A top-five run would certainly be a positive development, which has been hard to come by this season for a driver who's seemingly still trying to shake the bizarre final weeks of last year.
But love him or hate him, the series needs Busch in all his of his polarizing glory, but without the kind of headaches that land him in the NASCAR hauler.

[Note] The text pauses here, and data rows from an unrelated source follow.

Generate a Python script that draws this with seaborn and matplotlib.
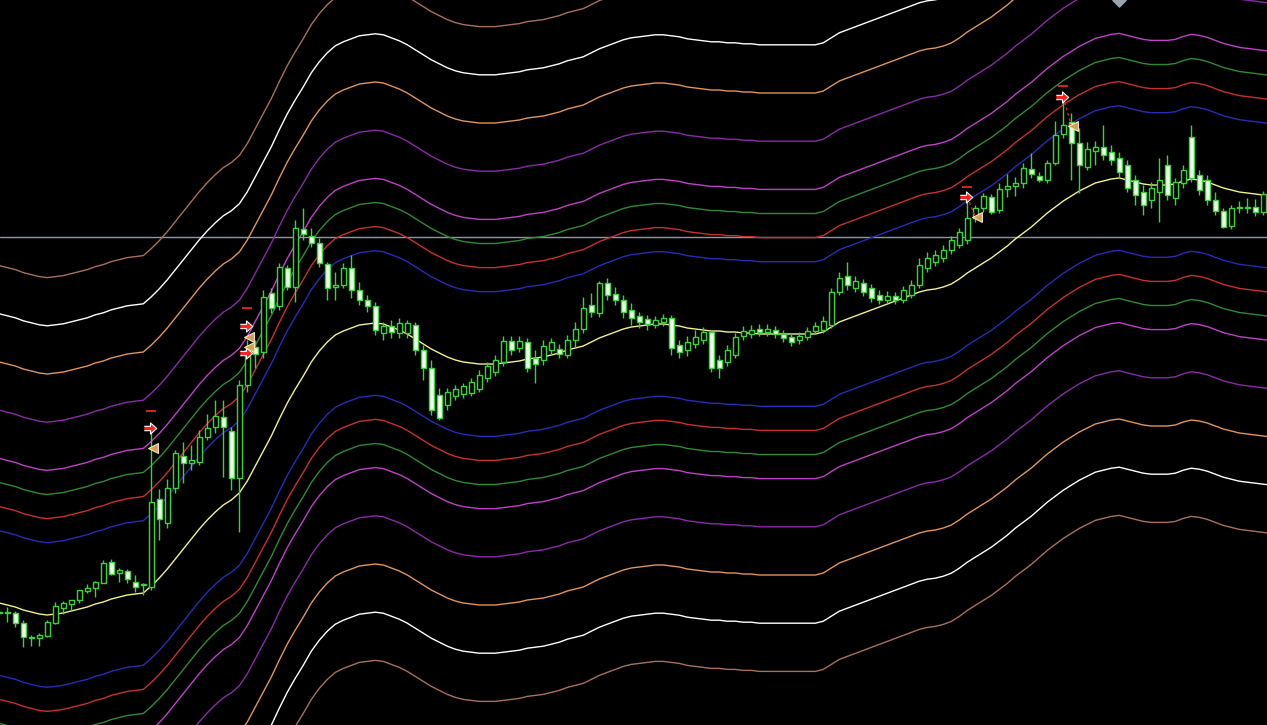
import matplotlib
matplotlib.use('Agg')
import matplotlib.pyplot as plt
import seaborn as sns
import pandas as pd
import numpy as np

# candles, one per bar (bar 0 is the half-hidden one at the left edge)
opens = [1187,1188,1187,1177,1162,1162,1164,1177,1192,1196,1200,1209,1212,1217,1238,1227,1229,1218,1215,1213,1301,
	1277,1312,1344,1337,1338,1363,1373,1383,1369,1322,1415,1453,1448,1507,1494,1532,1513,1571,1564,1557,
	1536,1513,1515,1532,1510,1500,1494,1467,1474,1467,1467,1475,1450,1432,1405,1395,1404,1406,1407,1411,
	1422,1428,1438,1459,1452,1458,1442,1440,1450,1451,1445,1460,1471,1495,1487,1517,1506,1500,1490,1484,
	1481,1475,1478,1482,1455,1450,1456,1460,1468,1440,1438,1445,1464,1466,1471,1468,1470,1466,1463,1460,
	1463,1469,1470,1475,1508,1524,1512,1517,1512,1505,1500,1504,1500,1505,1515,1532,1538,1542,1550,1555,
	1560,1582,1592,1603,1590,1611,1614,1617,1631,1624,1620,1637,1666,1678,1657,1633,1649,1653,1648,1642,
	1635,1620,1608,1600,1608,1635,1602,1617,1663,1625,1620,1600,1589,1574,1592,1592,1593,1588]
highs = [1189,1193,1189,1180,1165,1167,1180,1198,1199,1200,1210,1216,1219,1240,1241,1232,1231,1225,1217,1368,1311,
	1321,1350,1358,1355,1370,1386,1400,1400,1373,1420,1460,1460,1510,1512,1537,1535,1580,1592,1572,1562,
	1538,1528,1537,1545,1518,1505,1498,1478,1480,1482,1480,1478,1455,1440,1412,1412,1415,1417,1422,1430,
	1438,1445,1464,1464,1464,1462,1450,1460,1462,1456,1465,1478,1503,1507,1519,1522,1513,1505,1497,1488,
	1485,1484,1486,1485,1460,1464,1470,1473,1470,1445,1455,1467,1474,1475,1476,1476,1474,1470,1467,1468,
	1473,1478,1484,1512,1528,1538,1524,1521,1516,1510,1509,1508,1514,1520,1542,1548,1550,1555,1564,1572,
	1598,1595,1607,1606,1617,1626,1623,1637,1647,1628,1640,1679,1702,1687,1672,1658,1659,1675,1655,1648,
	1640,1625,1615,1618,1642,1645,1622,1635,1675,1630,1625,1608,1592,1595,1599,1602,1601,1609]
lows = [1186,1178,1173,1153,1154,1154,1163,1176,1186,1189,1197,1207,1203,1217,1225,1218,1217,1208,1205,1210,1260,
	1272,1307,1317,1330,1335,1360,1367,1323,1310,1268,1408,1432,1442,1487,1490,1510,1498,1560,1553,1533,
	1500,1500,1512,1502,1495,1488,1465,1460,1462,1462,1462,1445,1420,1385,1380,1390,1400,1402,1404,1408,
	1418,1424,1434,1445,1448,1428,1417,1435,1445,1442,1442,1453,1467,1483,1483,1500,1495,1482,1475,1472,
	1470,1472,1474,1445,1442,1444,1452,1456,1428,1422,1434,1442,1460,1462,1464,1464,1462,1458,1454,1456,
	1460,1466,1467,1472,1505,1510,1508,1504,1498,1496,1496,1496,1497,1502,1512,1528,1534,1538,1546,1552,
	1556,1578,1588,1586,1587,1603,1604,1612,1622,1618,1617,1635,1662,1620,1607,1630,1635,1640,1635,1622,
	1608,1595,1585,1592,1578,1600,1595,1612,1618,1605,1595,1585,1572,1571,1587,1587,1584,1585]
closes = [1188,1187,1177,1163,1163,1165,1178,1194,1197,1200,1210,1212,1218,1237,1226,1230,1221,1213,1216,1298,1281,
	1312,1347,1337,1340,1363,1372,1384,1373,1322,1415,1450,1446,1503,1492,1533,1513,1572,1566,1557,1537,
	1512,1515,1532,1510,1500,1494,1470,1474,1468,1477,1477,1450,1432,1390,1382,1408,1411,1414,1418,1425,
	1434,1440,1459,1450,1459,1432,1436,1454,1458,1446,1460,1471,1492,1488,1517,1505,1500,1488,1482,1478,
	1476,1480,1482,1452,1448,1458,1463,1468,1432,1432,1450,1463,1469,1470,1468,1471,1466,1462,1458,1464,
	1469,1474,1479,1508,1522,1515,1519,1508,1502,1500,1504,1500,1510,1515,1535,1542,1545,1550,1560,1568,
	1582,1592,1604,1588,1611,1614,1617,1632,1626,1620,1637,1665,1675,1657,1635,1651,1653,1645,1640,1628,
	1612,1605,1595,1612,1620,1605,1618,1630,1622,1610,1600,1589,1573,1592,1593,1593,1588,1606]

# moving average (middle line), one value more on the right than the candles
ma = [1197,1195,1193,1190,1188,1186,1185,1186,1187,1189,1191,1193,1196,1198,1201,1203,1205,1206,1207,1214,1222,
	1231,1241,1251,1261,1271,1280,1288,1295,1300,1307,1319,1334,1349,1364,1381,1397,1411,1424,1438,1449,
	1458,1465,1469,1472,1475,1476,1477,1476,1473,1470,1466,1461,1456,1451,1447,1443,1440,1438,1437,1436,
	1436,1436,1437,1438,1439,1441,1442,1443,1445,1447,1450,1452,1454,1458,1462,1465,1468,1471,1473,1474,
	1475,1476,1476,1475,1474,1472,1471,1470,1469,1469,1468,1468,1467,1467,1466,1466,1466,1466,1466,1466,
	1466,1466,1468,1473,1478,1481,1484,1487,1490,1493,1496,1499,1502,1505,1508,1510,1511,1513,1516,1521,
	1527,1532,1537,1542,1548,1554,1561,1567,1573,1580,1587,1593,1599,1604,1609,1613,1617,1619,1621,1622,
	1620,1618,1616,1615,1615,1615,1616,1619,1621,1620,1618,1615,1612,1610,1608,1607,1606,1605,1604]

# envelope bands: distance = mult * band_unit
band_unit = 24.1
band_mult = [3, 4, 5, 6, 8, 10, 12, 14]
band_colors = ['#2a2ab8', '#c83030', '#2f8a35', '#c040c8', '#8a2aa8', '#e0955a', '#ffffff', '#a8705c']

# trade marks
buy_bar = [19, 31, 31, 121, 133]
buy_price = [1372, 1474, 1447, 1603, 1703]
close_bar = [19, 31, 31, 122, 134]
close_price = [1352, 1463, 1453, 1583, 1674]
dash_bar = [19, 31, 121, 133]
dash_price = [1389, 1492, 1613, 1714]
level = 1563
top_mark_bar = 140


def draw_candles(ax, df):
	up = df.close >= df.open
	ax.vlines(df.bar, df.low, df.high, color='#3cd23c', lw=1, zorder=3)
	bottom = np.minimum(df.open, df.close)
	height = np.maximum(np.abs(df.close - df.open), 0.8)
	ax.bar(df.bar[up], height[up], bottom=bottom[up], width=0.62, color='black',
		edgecolor='#3cd23c', linewidth=1, zorder=4)
	ax.bar(df.bar[~up], height[~up], bottom=bottom[~up], width=0.62, color='#eefee8',
		edgecolor='#3cd23c', linewidth=1, zorder=4)


def main():
	sns.set_theme(style='dark', rc={'axes.facecolor': 'black', 'figure.facecolor': 'black'})
	df = pd.DataFrame({'open': opens, 'high': highs, 'low': lows, 'close': closes})
	df['bar'] = np.arange(len(df))
	ma_df = pd.DataFrame({'ma': ma, 'bar': np.arange(len(ma))})

	fig = plt.figure(figsize=(12.67, 7.25), dpi=100)
	ax = fig.add_axes([0, 0, 1, 1])
	ax.set_facecolor('black')

	for m, c in zip(band_mult, band_colors):
		for sign in (1, -1):
			ma_df['band'] = ma_df.ma + sign * m * band_unit
			sns.lineplot(data=ma_df, x='bar', y='band', color=c, lw=1, ax=ax, zorder=2)
	sns.lineplot(data=ma_df, x='bar', y='ma', color='#f2f28a', lw=1, ax=ax, zorder=2)

	ax.axhline(level, color='#9096a6', lw=1, zorder=1)
	draw_candles(ax, df)

	# trade arrows
	arrow = [(-1, 0.35), (0, 0.35), (0, 0.9), (1, 0), (0, -0.9), (0, -0.35), (-1, -0.35)]
	for b0, p0, b1, p1 in zip(buy_bar[3:], buy_price[3:], close_bar[3:], close_price[3:]):
		ax.plot([b0, b1], [p0, p1], color='#d02020', lw=1, ls=(0, (2, 2)), zorder=5)
	ax.scatter(np.array(buy_bar) - 0.2, buy_price, marker=arrow, s=80, color='#ff2020',
		edgecolors='white', linewidths=0.8, zorder=6)
	ax.scatter(np.array(close_bar) + 0.2, close_price, marker='<', s=50, color='#d2a050',
		edgecolors='#f5e6b8', linewidths=0.8, zorder=6)
	ax.scatter(dash_bar, dash_price, marker='_', s=50, color='#d02020', linewidths=1.5, zorder=6)
	ax.scatter([top_mark_bar], [1800], marker='D', s=45, color='#9aa4b0', zorder=6, clip_on=True)

	# bar 1 sits 7 px from the left edge, 8 px per bar
	ax.set_xlim(0.0875, len(df) - 0.5375)
	ax.set_ylim(1075, 1800)
	ax.set_xlabel('')
	ax.set_ylabel('')
	ax.set_xticks([])
	ax.set_yticks([])
	for s in ax.spines.values():
		s.set_visible(False)
	plt.savefig('out.png', dpi=100, facecolor='black')
	plt.close()


if __name__ == '__main__':
	main()
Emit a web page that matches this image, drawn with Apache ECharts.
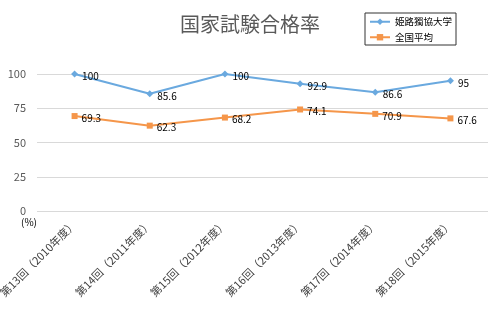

Jimmie Johnson. Greg Biffle is certainly a tempting choice. Your current points leader boasts the series' best average at Kansas City at 8.3 and has two wins and eight top-10s in 11 starts. But The Biff, who is fresh off his first trip to Victory Lane in nearly two years, hasn't produced back-to-back wins since doing it at Loudon and Dover in 2008. Expect another top-five finish and a continued run atop the standings from Biffle, but Johnson is the Racing Fan's pick. Johnson, who won the fall race last season, is just a hair below Biffle with an 8.4 average and has not finished outside of the top nine in K.C. since October 2006, a span of six races. J.J. will bring owner Rick Hendrick his long-awaited 200th Cup victory.